Mintzberg manages to land book of the year award
Before an audience of the great and the good assembled at the
British Library in central London, Prof Mintzberg's latest work,
Managing (FT/Prentice Hall) was named overall Management Book of
the Year, as well as winning the Practical Manager award. The
winners in other categories were rEvolution by Bill Lucas (Crown
House) which took the award for Innovation & Entrepreneurship,
and Richard Donkin's The Future of Work (Palgrave Macmillan), which
was named Digital Management Book of the Year.
As we all know, the world is full of management books. Just take a
look at the airport book stalls next time you are flying. But who
has time to read them all, and which one should you choose? That's
the question which these new awards (a joint venture between the
CMI and British Library) endeavour to answer.
According to research from the CMI, 85% of its members read at
least one management book every year. CMI chief executive Ruth
Spellman told the audience that their aim was to identify that one
book which all managers should read - the book that is most
inspirational, practical and whose messages most readily translate
into everyday management life.
By that measure it's pretty hard to argue that Mintzberg doesn't
deserve to win.
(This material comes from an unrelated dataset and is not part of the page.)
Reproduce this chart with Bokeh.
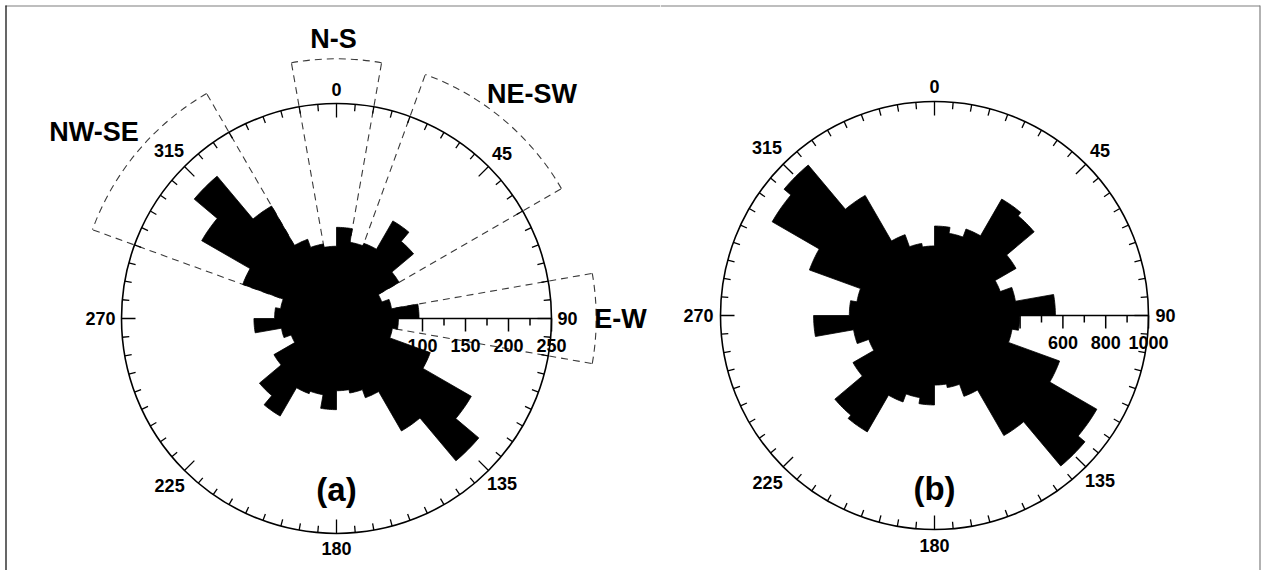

He is one of the outstanding management thinkers of
our generation, and his latest work is the culmination of nearly 40
years of study. He eschews the need for expensive, elitist
management or leadership education, preferring instead to focus on
the essentially practical nature of management. In the Mintzberg
model the role of experience, judgment and a precise understanding
of the context of decision-making are pre-eminent. It's a very apt
message for our times, in which we are arguably suffering a
hangover caused in part by over-emphasis on individual leadership
and not enough on the important of broader management.